Take every line from the material that has the word "matplotlib" in it.

* * * * * * * * *

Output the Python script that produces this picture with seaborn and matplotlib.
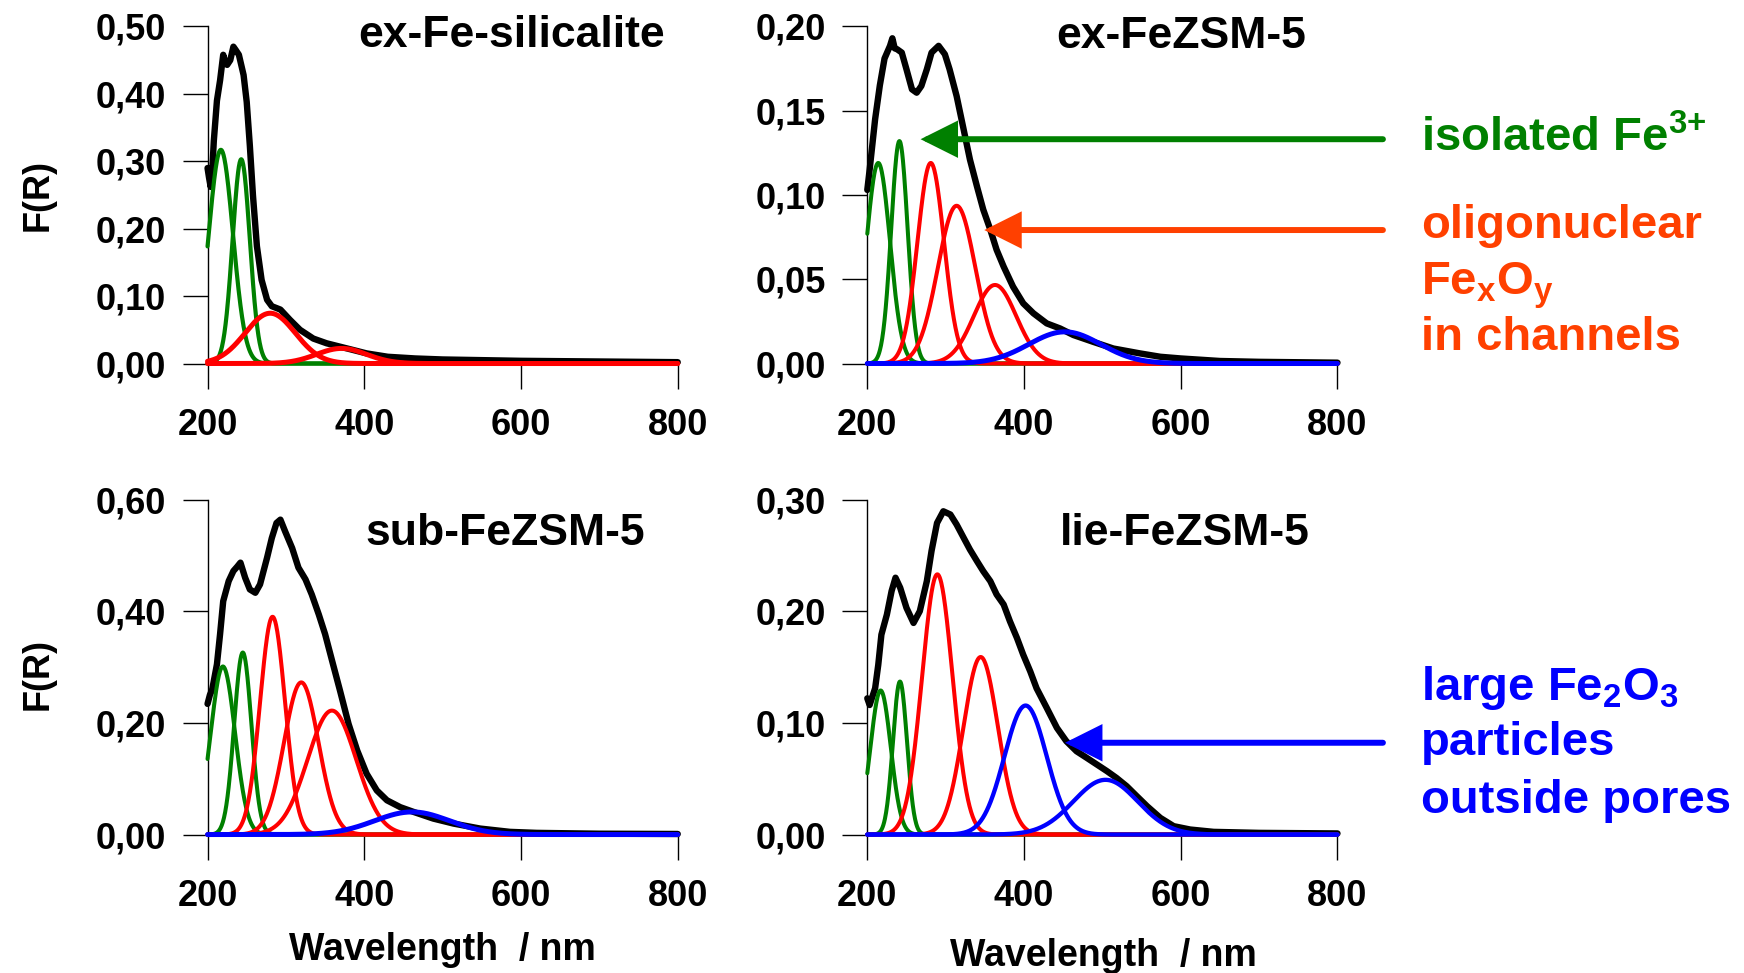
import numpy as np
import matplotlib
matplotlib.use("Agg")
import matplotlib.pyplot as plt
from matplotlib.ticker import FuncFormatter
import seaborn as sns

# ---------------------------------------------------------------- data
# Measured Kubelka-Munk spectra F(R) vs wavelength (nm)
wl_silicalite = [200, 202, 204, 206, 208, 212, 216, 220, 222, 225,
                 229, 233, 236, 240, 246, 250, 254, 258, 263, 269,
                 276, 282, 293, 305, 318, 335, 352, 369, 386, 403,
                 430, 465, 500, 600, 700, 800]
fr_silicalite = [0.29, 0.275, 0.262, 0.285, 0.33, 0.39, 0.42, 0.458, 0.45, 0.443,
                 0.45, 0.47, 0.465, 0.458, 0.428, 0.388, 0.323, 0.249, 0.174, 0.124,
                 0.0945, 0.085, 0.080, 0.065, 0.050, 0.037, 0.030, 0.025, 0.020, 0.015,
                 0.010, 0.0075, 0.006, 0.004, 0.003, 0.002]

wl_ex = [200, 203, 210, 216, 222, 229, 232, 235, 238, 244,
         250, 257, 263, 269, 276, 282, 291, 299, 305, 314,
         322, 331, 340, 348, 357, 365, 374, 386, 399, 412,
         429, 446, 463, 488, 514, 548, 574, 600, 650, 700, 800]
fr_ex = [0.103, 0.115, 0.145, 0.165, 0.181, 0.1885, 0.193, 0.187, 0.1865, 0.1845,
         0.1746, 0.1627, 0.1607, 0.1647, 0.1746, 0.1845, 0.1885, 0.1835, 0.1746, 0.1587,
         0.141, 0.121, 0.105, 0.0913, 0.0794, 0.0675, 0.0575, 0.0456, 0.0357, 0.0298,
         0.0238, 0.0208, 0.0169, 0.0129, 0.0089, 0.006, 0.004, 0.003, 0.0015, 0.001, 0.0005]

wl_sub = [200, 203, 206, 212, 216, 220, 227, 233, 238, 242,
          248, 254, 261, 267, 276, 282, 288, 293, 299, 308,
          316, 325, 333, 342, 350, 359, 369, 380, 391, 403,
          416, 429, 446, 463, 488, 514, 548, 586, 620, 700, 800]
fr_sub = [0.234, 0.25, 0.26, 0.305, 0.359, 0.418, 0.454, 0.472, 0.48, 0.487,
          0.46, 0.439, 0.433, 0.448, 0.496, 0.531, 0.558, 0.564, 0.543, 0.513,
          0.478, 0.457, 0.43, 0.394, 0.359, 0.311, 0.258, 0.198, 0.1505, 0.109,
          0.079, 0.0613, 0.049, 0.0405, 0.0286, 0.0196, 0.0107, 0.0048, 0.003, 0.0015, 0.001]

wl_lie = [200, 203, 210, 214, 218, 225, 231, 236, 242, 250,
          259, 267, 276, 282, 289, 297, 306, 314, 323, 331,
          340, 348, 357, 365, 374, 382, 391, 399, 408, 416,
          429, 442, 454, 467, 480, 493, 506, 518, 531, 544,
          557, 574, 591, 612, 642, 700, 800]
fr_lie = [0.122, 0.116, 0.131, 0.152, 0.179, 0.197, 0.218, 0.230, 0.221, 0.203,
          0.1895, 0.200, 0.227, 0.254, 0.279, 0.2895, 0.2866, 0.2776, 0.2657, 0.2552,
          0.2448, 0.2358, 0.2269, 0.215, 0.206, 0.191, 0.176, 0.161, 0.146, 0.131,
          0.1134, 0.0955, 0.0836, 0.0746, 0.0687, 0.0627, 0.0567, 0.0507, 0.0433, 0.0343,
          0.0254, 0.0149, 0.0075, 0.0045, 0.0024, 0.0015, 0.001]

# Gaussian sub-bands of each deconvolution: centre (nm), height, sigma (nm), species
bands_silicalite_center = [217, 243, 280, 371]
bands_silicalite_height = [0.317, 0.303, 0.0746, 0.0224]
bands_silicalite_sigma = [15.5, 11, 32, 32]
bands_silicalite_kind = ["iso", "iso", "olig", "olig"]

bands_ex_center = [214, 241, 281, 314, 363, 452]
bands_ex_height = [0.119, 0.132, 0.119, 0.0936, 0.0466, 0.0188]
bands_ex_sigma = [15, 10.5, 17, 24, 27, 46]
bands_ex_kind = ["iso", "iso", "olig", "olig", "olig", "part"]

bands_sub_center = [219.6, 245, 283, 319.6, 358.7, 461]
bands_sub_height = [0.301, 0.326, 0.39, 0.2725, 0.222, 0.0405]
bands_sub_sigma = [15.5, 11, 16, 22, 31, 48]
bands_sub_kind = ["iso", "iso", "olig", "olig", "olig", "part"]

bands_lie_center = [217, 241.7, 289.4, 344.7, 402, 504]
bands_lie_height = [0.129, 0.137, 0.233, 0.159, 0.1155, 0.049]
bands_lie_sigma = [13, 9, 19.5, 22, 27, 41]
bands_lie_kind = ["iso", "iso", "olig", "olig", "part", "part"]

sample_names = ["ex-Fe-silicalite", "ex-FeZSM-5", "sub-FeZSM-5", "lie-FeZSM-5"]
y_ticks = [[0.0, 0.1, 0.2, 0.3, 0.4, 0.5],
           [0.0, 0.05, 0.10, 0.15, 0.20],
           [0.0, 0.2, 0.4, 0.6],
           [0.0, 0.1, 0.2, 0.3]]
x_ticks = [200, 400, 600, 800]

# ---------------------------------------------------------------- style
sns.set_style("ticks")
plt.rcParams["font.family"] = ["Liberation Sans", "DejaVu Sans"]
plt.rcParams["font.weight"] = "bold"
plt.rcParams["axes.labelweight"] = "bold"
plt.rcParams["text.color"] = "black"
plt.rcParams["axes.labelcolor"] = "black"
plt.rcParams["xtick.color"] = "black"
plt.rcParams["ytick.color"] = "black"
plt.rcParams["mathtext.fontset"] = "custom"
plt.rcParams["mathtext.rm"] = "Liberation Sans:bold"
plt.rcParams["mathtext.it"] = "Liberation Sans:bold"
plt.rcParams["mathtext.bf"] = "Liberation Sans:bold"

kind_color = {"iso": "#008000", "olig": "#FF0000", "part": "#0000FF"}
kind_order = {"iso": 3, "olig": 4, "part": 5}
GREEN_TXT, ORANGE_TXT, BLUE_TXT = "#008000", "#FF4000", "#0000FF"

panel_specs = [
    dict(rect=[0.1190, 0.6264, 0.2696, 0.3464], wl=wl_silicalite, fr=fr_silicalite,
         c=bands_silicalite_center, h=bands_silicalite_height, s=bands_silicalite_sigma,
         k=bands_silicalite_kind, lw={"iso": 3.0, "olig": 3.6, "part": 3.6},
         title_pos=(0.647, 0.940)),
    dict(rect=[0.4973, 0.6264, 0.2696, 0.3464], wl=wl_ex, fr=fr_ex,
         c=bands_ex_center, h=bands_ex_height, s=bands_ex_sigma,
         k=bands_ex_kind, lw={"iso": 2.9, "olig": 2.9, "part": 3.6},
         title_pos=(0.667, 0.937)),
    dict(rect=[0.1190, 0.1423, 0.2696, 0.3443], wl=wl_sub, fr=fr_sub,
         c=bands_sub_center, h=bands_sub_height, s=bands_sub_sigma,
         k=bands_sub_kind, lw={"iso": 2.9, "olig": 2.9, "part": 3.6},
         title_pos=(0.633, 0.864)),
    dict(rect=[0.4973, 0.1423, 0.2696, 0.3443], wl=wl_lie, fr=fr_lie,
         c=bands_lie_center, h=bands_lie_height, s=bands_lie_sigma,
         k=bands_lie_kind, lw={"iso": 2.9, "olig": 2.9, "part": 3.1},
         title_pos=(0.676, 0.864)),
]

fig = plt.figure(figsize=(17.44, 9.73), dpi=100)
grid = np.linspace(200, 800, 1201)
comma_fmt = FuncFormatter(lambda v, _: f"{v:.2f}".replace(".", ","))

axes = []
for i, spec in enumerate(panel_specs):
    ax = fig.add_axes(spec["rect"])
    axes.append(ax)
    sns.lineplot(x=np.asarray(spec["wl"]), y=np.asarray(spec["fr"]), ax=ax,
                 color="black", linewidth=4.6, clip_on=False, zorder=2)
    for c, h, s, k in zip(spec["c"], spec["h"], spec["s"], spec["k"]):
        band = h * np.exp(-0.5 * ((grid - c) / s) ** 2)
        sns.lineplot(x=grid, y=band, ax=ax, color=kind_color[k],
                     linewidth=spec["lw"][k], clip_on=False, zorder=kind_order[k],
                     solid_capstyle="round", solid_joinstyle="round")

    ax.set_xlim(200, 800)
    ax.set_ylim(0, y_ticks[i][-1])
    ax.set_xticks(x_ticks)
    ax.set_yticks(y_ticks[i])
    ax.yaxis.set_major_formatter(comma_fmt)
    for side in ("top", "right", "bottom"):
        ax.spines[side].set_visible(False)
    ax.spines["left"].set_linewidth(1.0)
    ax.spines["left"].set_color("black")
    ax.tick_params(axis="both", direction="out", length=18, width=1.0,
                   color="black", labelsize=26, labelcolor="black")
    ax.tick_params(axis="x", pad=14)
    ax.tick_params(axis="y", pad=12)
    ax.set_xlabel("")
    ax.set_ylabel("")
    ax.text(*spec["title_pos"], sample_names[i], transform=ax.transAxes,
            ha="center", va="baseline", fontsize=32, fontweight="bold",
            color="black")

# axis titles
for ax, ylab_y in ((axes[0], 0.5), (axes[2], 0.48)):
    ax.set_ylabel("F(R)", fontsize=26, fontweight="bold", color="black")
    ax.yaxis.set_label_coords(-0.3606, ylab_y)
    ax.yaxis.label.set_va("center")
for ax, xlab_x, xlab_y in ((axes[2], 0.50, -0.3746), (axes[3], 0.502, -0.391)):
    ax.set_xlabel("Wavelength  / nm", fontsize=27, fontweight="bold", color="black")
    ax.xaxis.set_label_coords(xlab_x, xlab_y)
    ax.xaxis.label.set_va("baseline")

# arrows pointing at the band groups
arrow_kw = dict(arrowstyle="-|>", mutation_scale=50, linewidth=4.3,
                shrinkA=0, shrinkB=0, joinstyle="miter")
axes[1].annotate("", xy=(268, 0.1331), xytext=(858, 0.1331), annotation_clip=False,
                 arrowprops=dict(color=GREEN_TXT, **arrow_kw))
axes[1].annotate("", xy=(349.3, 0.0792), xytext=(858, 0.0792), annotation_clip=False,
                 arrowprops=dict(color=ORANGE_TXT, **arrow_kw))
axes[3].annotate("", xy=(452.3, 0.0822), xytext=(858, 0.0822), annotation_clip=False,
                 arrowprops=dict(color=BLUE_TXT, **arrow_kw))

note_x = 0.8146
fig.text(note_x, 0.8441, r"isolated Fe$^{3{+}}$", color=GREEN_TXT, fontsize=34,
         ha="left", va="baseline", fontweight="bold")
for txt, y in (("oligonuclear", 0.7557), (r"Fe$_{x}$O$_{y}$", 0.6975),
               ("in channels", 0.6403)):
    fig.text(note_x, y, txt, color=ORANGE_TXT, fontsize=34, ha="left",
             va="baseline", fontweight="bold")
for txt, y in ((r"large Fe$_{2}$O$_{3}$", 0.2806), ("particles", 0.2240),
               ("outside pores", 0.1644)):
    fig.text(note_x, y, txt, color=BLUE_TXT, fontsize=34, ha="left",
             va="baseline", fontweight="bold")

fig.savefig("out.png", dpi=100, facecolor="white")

* * * * * * * * *

**EXERCISE OUTPUT**
Output the Python script that produces this picture with seaborn and matplotlib.
import matplotlib
matplotlib.use("Agg")
import matplotlib.pyplot as plt
from matplotlib.ticker import FuncFormatter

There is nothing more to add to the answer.